Re: RAID5: failing an active component during spare rebuild - arrays hangs

Alexander Lyakas <alex.bolshoy@xxxxxxxxx> · Sun, 26 Jun 2011 21:13:17 +0300

Hello Neil,
thank you for your response. Meanwhile I have moved to stock ubuntu
natty 11.04, but it still happens. I have a simple script that
reproduces the issue for me in less than 1 minute.
System details:
Linux ubuntu 2.6.38-8-server #42-Ubuntu SMP Mon Apr 11 03:49:04 UTC
2011 x86_64 x86_64 x86_64 GNU/Linux

Here is the script:
##################################
#!/bin/bash

while true
do
	mdadm --create /dev/md1123 --raid-devices=3 --level=5
--bitmap=internal --name=1123 --run --auto=md --metadata=1.2
--homehost=alex --verbose /dev/sda /dev/sdb /dev/sdc
	sleep 6
	mdadm --manage /dev/md1123 --fail /dev/sda
	sleep 1
	if mdadm --stop /dev/md1123
	then
		true
	else
		break
	fi
done
#####################################

And here is the output of one run. At the end of the output, the
--stop command fails and from that point I am unable to do anything
with the array, other than rebooting the machine.

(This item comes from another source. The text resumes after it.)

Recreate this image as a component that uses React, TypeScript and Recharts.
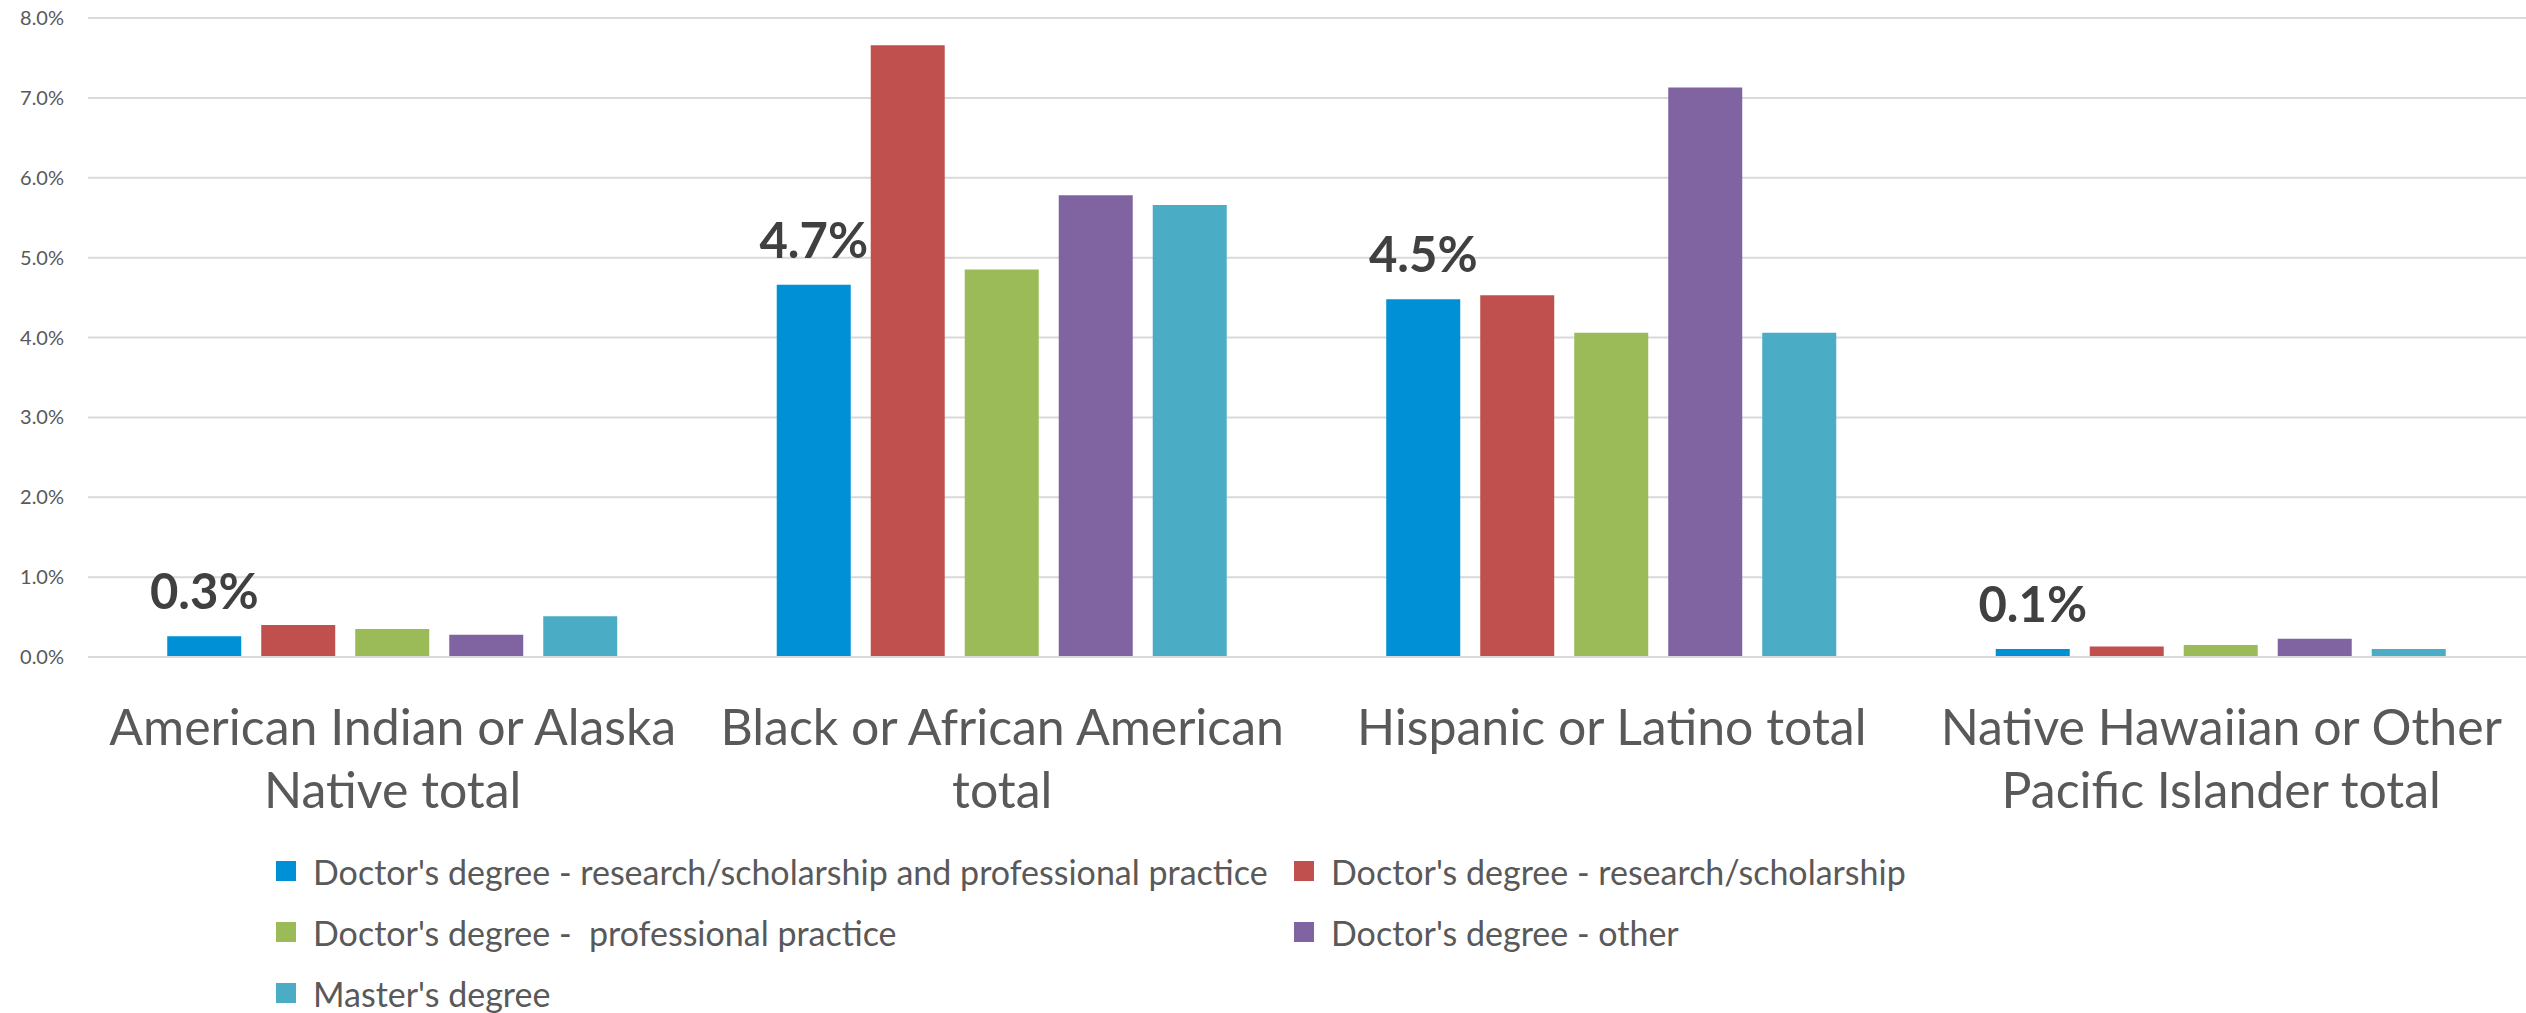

root@ubuntu:/mnt/work/alex# ./repro.sh
mdadm: layout defaults to left-symmetric
mdadm: chunk size defaults to 512K
mdadm: layout defaults to left-symmetric
mdadm: /dev/sda appears to be part of a raid array:
    level=raid5 devices=3 ctime=Sun Jun 26 20:55:54 2011
mdadm: layout defaults to left-symmetric
mdadm: /dev/sdb appears to be part of a raid array:
    level=raid5 devices=3 ctime=Sun Jun 26 20:55:54 2011
mdadm: layout defaults to left-symmetric
mdadm: /dev/sdc appears to be part of a raid array:
    level=raid5 devices=3 ctime=Sun Jun 26 20:55:54 2011
mdadm: size set to 20969984K
mdadm: creation continuing despite oddities due to --run
mdadm: array /dev/md1123 started.
mdadm: set /dev/sda faulty in /dev/md1123
mdadm: stopped /dev/md1123
mdadm: layout defaults to left-symmetric
mdadm: chunk size defaults to 512K
mdadm: layout defaults to left-symmetric
mdadm: /dev/sda appears to be part of a raid array:
    level=raid5 devices=3 ctime=Sun Jun 26 20:57:45 2011
mdadm: layout defaults to left-symmetric
mdadm: /dev/sdb appears to be part of a raid array:
    level=raid5 devices=3 ctime=Sun Jun 26 20:57:45 2011
mdadm: layout defaults to left-symmetric
mdadm: /dev/sdc appears to be part of a raid array:
    level=raid5 devices=3 ctime=Sun Jun 26 20:57:45 2011
mdadm: size set to 20969984K
mdadm: creation continuing despite oddities due to --run
mdadm: array /dev/md1123 started.
mdadm: set /dev/sda faulty in /dev/md1123
mdadm: stopped /dev/md1123
mdadm: layout defaults to left-symmetric
mdadm: chunk size defaults to 512K
mdadm: layout defaults to left-symmetric
mdadm: /dev/sda appears to be part of a raid array:
    level=raid5 devices=3 ctime=Sun Jun 26 20:57:52 2011
mdadm: layout defaults to left-symmetric
mdadm: /dev/sdb appears to be part of a raid array:
    level=raid5 devices=3 ctime=Sun Jun 26 20:57:52 2011
mdadm: layout defaults to left-symmetric
mdadm: /dev/sdc appears to be part of a raid array:
    level=raid5 devices=3 ctime=Sun Jun 26 20:57:52 2011
mdadm: size set to 20969984K
mdadm: creation continuing despite oddities due to --run
mdadm: array /dev/md1123 started.
mdadm: set /dev/sda faulty in /dev/md1123
mdadm: failed to stop array /dev/md1123: Device or resource busy
Perhaps a running process, mounted filesystem or active volume group?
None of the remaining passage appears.